## Instructions to follow:
Beneath this sentence is a set of records; write each of them out exactly.

## Code that draws figures:

*-*-*

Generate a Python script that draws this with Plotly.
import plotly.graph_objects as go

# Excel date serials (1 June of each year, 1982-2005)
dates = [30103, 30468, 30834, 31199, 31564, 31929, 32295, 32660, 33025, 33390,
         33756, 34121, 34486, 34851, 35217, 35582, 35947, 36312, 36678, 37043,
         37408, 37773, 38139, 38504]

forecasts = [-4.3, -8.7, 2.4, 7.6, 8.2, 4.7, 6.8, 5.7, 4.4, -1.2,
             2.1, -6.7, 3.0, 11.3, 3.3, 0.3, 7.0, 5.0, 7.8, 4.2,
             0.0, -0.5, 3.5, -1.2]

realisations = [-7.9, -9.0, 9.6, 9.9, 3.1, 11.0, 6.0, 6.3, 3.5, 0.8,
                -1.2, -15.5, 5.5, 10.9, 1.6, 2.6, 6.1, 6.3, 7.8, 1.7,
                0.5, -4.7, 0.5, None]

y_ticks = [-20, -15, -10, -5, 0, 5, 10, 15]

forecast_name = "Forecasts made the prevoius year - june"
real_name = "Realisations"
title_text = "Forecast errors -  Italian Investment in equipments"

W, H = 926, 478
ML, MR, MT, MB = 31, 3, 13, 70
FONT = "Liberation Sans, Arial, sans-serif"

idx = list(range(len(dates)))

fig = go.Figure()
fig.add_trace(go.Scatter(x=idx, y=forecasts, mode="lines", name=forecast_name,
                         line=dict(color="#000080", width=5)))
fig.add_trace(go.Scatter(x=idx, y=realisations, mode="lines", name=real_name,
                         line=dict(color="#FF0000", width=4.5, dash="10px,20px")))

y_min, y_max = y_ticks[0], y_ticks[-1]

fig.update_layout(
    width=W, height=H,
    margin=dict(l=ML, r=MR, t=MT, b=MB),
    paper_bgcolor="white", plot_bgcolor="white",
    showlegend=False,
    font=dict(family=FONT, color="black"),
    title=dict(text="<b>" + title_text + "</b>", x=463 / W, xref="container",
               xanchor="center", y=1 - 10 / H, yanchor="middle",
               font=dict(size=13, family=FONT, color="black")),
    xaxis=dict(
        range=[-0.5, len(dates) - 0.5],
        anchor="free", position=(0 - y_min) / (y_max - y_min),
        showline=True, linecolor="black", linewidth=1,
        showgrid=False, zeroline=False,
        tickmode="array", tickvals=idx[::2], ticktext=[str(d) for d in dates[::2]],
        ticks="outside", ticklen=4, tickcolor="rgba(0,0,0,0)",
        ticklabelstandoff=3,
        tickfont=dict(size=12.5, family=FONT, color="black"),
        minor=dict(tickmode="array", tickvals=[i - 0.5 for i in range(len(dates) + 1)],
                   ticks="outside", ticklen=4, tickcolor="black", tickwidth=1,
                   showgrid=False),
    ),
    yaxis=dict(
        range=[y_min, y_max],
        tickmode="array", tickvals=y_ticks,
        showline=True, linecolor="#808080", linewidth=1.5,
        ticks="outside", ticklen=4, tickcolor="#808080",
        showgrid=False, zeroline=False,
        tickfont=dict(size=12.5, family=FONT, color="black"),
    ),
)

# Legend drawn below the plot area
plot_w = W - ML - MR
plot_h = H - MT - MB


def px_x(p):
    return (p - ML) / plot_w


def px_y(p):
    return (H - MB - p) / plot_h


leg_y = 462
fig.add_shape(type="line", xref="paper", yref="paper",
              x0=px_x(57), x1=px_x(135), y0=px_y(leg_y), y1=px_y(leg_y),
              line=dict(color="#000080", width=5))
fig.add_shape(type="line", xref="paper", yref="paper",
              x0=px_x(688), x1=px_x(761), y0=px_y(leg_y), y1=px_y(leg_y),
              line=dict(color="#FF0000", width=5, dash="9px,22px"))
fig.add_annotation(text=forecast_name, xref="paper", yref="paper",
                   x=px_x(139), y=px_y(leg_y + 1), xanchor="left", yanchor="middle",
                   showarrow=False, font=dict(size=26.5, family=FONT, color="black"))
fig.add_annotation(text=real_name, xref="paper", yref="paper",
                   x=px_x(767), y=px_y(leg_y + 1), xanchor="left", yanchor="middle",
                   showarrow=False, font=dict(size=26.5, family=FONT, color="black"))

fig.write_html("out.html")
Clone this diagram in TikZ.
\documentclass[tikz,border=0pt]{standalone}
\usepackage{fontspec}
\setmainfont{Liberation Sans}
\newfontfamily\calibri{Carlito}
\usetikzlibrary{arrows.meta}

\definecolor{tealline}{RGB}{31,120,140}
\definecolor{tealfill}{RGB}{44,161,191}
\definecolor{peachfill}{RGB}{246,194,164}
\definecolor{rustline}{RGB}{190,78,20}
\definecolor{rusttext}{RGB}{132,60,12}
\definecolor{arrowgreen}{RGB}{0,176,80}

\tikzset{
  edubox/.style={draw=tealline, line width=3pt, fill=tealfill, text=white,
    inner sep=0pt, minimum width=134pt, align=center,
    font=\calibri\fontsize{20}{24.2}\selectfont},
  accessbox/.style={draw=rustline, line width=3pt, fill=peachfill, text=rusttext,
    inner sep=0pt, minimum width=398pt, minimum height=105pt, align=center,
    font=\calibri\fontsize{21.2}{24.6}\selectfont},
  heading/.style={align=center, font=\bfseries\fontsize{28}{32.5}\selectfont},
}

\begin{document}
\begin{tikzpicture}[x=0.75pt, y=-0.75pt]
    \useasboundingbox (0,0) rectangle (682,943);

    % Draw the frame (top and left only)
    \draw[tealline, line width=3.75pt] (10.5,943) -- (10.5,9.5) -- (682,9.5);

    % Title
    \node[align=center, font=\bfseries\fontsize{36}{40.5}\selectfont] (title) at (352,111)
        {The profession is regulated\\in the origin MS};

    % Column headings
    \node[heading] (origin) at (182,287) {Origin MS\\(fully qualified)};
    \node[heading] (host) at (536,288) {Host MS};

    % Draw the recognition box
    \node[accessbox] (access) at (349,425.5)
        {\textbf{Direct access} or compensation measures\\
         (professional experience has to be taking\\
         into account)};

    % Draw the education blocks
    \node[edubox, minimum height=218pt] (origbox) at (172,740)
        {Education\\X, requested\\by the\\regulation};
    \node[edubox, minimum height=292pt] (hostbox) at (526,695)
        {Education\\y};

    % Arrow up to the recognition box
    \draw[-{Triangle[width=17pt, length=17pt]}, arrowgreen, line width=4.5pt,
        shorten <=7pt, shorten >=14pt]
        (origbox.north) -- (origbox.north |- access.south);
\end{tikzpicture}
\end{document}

*-*-*

## Task output:
Generate a Python script that draws this with Plotly.
import plotly.graph_objects as go

# Excel date serials (1 June of each year, 1982-2005)
dates = [30103, 30468, 30834, 31199, 31564, 31929, 32295, 32660, 33025, 33390,
         33756, 34121, 34486, 34851, 35217, 35582, 35947, 36312, 36678, 37043,
         37408, 37773, 38139, 38504]

forecasts = [-4.3, -8.7, 2.4, 7.6, 8.2, 4.7, 6.8, 5.7, 4.4, -1.2,
             2.1, -6.7, 3.0, 11.3, 3.3, 0.3, 7.0, 5.0, 7.8, 4.2,
             0.0, -0.5, 3.5, -1.2]

realisations = [-7.9, -9.0, 9.6, 9.9, 3.1, 11.0, 6.0, 6.3, 3.5, 0.8,
                -1.2, -15.5, 5.5, 10.9, 1.6, 2.6, 6.1, 6.3, 7.8, 1.7,
                0.5, -4.7, 0.5, None]

y_ticks = [-20, -15, -10, -5, 0, 5, 10, 15]

forecast_name = "Forecasts made the prevoius year - june"
real_name = "Realisations"
title_text = "Forecast errors -  Italian Investment in equipments"

W, H = 926, 478
ML, MR, MT, MB = 31, 3, 13, 70
FONT = "Liberation Sans, Arial, sans-serif"

idx = list(range(len(dates)))

fig = go.Figure()
fig.add_trace(go.Scatter(x=idx, y=forecasts, mode="lines", name=forecast_name,
                         line=dict(color="#000080", width=5)))
fig.add_trace(go.Scatter(x=idx, y=realisations, mode="lines", name=real_name,
                         line=dict(color="#FF0000", width=4.5, dash="10px,20px")))

y_min, y_max = y_ticks[0], y_ticks[-1]

fig.update_layout(
    width=W, height=H,
    margin=dict(l=ML, r=MR, t=MT, b=MB),
    paper_bgcolor="white", plot_bgcolor="white",
    showlegend=False,
    font=dict(family=FONT, color="black"),
    title=dict(text="<b>" + title_text + "</b>", x=463 / W, xref="container",
               xanchor="center", y=1 - 10 / H, yanchor="middle",
               font=dict(size=13, family=FONT, color="black")),
    xaxis=dict(
        range=[-0.5, len(dates) - 0.5],
        anchor="free", position=(0 - y_min) / (y_max - y_min),
        showline=True, linecolor="black", linewidth=1,
        showgrid=False, zeroline=False,
        tickmode="array", tickvals=idx[::2], ticktext=[str(d) for d in dates[::2]],
        ticks="outside", ticklen=4, tickcolor="rgba(0,0,0,0)",
        ticklabelstandoff=3,
        tickfont=dict(size=12.5, family=FONT, color="black"),
        minor=dict(tickmode="array", tickvals=[i - 0.5 for i in range(len(dates) + 1)],
                   ticks="outside", ticklen=4, tickcolor="black", tickwidth=1,
                   showgrid=False),
    ),
    yaxis=dict(
        range=[y_min, y_max],
        tickmode="array", tickvals=y_ticks,
        showline=True, linecolor="#808080", linewidth=1.5,
        ticks="outside", ticklen=4, tickcolor="#808080",
        showgrid=False, zeroline=False,
        tickfont=dict(size=12.5, family=FONT, color="black"),
    ),
)

# Legend drawn below the plot area
plot_w = W - ML - MR
plot_h = H - MT - MB


def px_x(p):
    return (p - ML) / plot_w


def px_y(p):
    return (H - MB - p) / plot_h


leg_y = 462
fig.add_shape(type="line", xref="paper", yref="paper",
              x0=px_x(57), x1=px_x(135), y0=px_y(leg_y), y1=px_y(leg_y),
              line=dict(color="#000080", width=5))
fig.add_shape(type="line", xref="paper", yref="paper",
              x0=px_x(688), x1=px_x(761), y0=px_y(leg_y), y1=px_y(leg_y),
              line=dict(color="#FF0000", width=5, dash="9px,22px"))
fig.add_annotation(text=forecast_name, xref="paper", yref="paper",
                   x=px_x(139), y=px_y(leg_y + 1), xanchor="left", yanchor="middle",
                   showarrow=False, font=dict(size=26.5, family=FONT, color="black"))
fig.add_annotation(text=real_name, xref="paper", yref="paper",
                   x=px_x(767), y=px_y(leg_y + 1), xanchor="left", yanchor="middle",
                   showarrow=False, font=dict(size=26.5, family=FONT, color="black"))

fig.write_html("out.html")
Clone this diagram in TikZ.
\documentclass[tikz,border=0pt]{standalone}
\usepackage{fontspec}
\setmainfont{Liberation Sans}
\newfontfamily\calibri{Carlito}
\usetikzlibrary{arrows.meta}

\definecolor{tealline}{RGB}{31,120,140}
\definecolor{tealfill}{RGB}{44,161,191}
\definecolor{peachfill}{RGB}{246,194,164}
\definecolor{rustline}{RGB}{190,78,20}
\definecolor{rusttext}{RGB}{132,60,12}
\definecolor{arrowgreen}{RGB}{0,176,80}

\tikzset{
  edubox/.style={draw=tealline, line width=3pt, fill=tealfill, text=white,
    inner sep=0pt, minimum width=134pt, align=center,
    font=\calibri\fontsize{20}{24.2}\selectfont},
  accessbox/.style={draw=rustline, line width=3pt, fill=peachfill, text=rusttext,
    inner sep=0pt, minimum width=398pt, minimum height=105pt, align=center,
    font=\calibri\fontsize{21.2}{24.6}\selectfont},
  heading/.style={align=center, font=\bfseries\fontsize{28}{32.5}\selectfont},
}

\begin{document}
\begin{tikzpicture}[x=0.75pt, y=-0.75pt]
    \useasboundingbox (0,0) rectangle (682,943);

    % Draw the frame (top and left only)
    \draw[tealline, line width=3.75pt] (10.5,943) -- (10.5,9.5) -- (682,9.5);

    % Title
    \node[align=center, font=\bfseries\fontsize{36}{40.5}\selectfont] (title) at (352,111)
        {The profession is regulated\\in the origin MS};

    % Column headings
    \node[heading] (origin) at (182,287) {Origin MS\\(fully qualified)};
    \node[heading] (host) at (536,288) {Host MS};

    % Draw the recognition box
    \node[accessbox] (access) at (349,425.5)
        {\textbf{Direct access} or compensation measures\\
         (professional experience has to be taking\\
         into account)};

    % Draw the education blocks
    \node[edubox, minimum height=218pt] (origbox) at (172,740)
        {Education\\X, requested\\by the\\regulation};
    \node[edubox, minimum height=292pt] (hostbox) at (526,695)
        {Education\\y};

    % Arrow up to the recognition box
    \draw[-{Triangle[width=17pt, length=17pt]}, arrowgreen, line width=4.5pt,
        shorten <=7pt, shorten >=14pt]
        (origbox.north) -- (origbox.north |- access.south);
\end{tikzpicture}
\end{document}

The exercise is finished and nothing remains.